Economically, he has launched the most ambitious plan to revive the economy since it fell into stagnation two decades ago. Diplomatically, he has been more active than any prime minister since Yasuhiro Nakasone in the 1980s, tramping around the region and the world. On defence, he has made the most concerted effort in decades to unshackle Japan from constitutional restraint and restore its position as a “normal nation” with a normal military.

The past two weeks have been frantic even by Abe’s standards. First, Haruhiko Kuroda, Abe’s radical appointee as central bank governor, wrongfooted markets by launching another round of massive monetary easing in the very week that the US Federal Reserve was going the other way. Just as the Bank of Japan said it was going to buy more government bonds, Japan’s vast Government Pension Investment Fund said it would more than double its allocation to domestic equities. The co-ordinated policies had an immediate impact. Japanese equities have risen 7 per cent and the yen fallen more than 5 per cent to 115 yen (Dh3.65) against the dollar. Bond markets, in defiance of the Cassandras, have remained stable.

Second, last week, Abe finally secured a meeting with Xi Jinping, the Chinese President, whose first two years in office have been even more muscular than Abe’s. There is no love lost between the two. During their much-photographed handshake, they held each other’s digits with all the warmth they might reserve for a dead fish. Still, the encounter marked a pause to dangerously deteriorating relations. China’s press portrayed Abe as begging for an audience, while Xi as magnanimously granting the little pipsqueak his wish. Yet, Abe can also credibly claim the meeting took place without him making substantive concessions.

Third, and in a sense most surprising, there is suddenly talk of Abe calling a snap election. One possibility is that he may use the vote as an opportunity to back out of a further planned rise in the sales tax inherited from the previous government. Last week, he held a joint meeting with Koichi Hamada, “the godfather of Abenomics”, and Paul Krugman, the print-till-you-drop US economist, both of whom have urged him to ditch the tax rise in the interest of banishing deflation once and for all. An election could be one way of achieving that policy U-turn, though Abe may still be genuinely undecided about whether to put up the tax or not. Another potential benefit will be to bolster his sagging — if still respectable — support rate by challenging voters to back him or sack him. A revved-up Abe will milk a new mandate for all it is worth.

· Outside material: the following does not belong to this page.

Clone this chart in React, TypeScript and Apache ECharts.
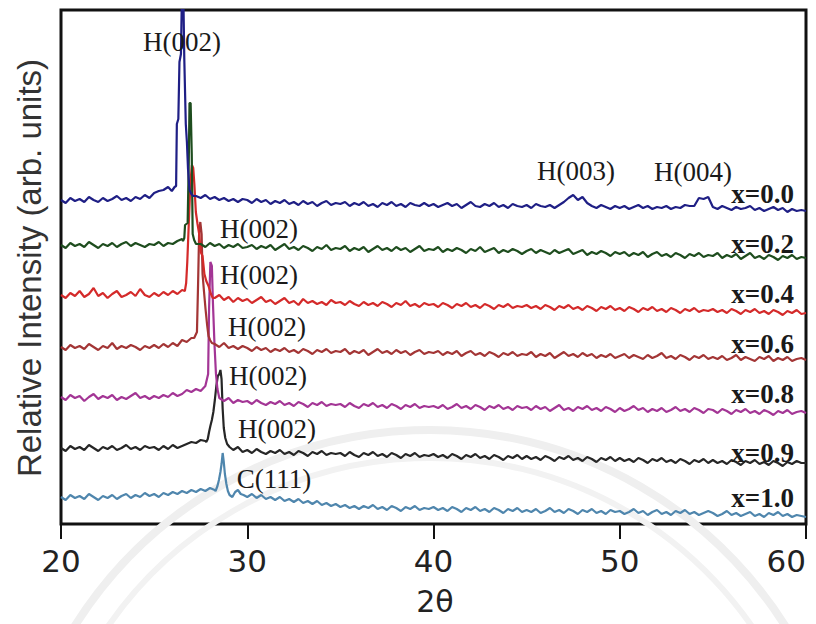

So where is all this leading to? Economically, Japan has the best chance in a generation to end deflation, the root cause of many — if by no means all — of its problems. Getting to 2 per cent inflation is a bit like Macbeth’s ambition to be king. Abe is so steeped in quantitative and qualitative easing — or “blood” as Shakespeare called it — that it will be as tedious to return as to go o’er. Hamada, the Yale professor who persuaded Abe to take the plunge, gives the three arrows of monetary easing, fiscal flexibility and structural reform respective marks of ‘A’, ‘B’ and ‘E’, which conveniently spell Abe’s name. If Japan can get to sustainable, moderate inflation, half the battle will be won. Structural reform aimed at raising the potential growth rate could follow.

When it comes to Abe’s aim of turning Japan into a “normal” nation, the results are likely to be less clear-cut. Countries such as the Philippines, Vietnam and India welcome a stronger Japan, which they see as a counterweight to China. Beijing, of course, does not see it that way, which is why it has branded Abe as a dangerous militarist who may invade Asia all over again given half the chance.

Abe’s biggest obstacle, however, is domestic. Most voters remain cautious about his ambition to revise the constitution, particularly when it comes to jettisoning the pacifist Article nine. Any such step will need to be ratified by referendum — a hurdle it will almost certainly fail. However determined ‘Abe 2.0’ is, on that front, he may have to yield.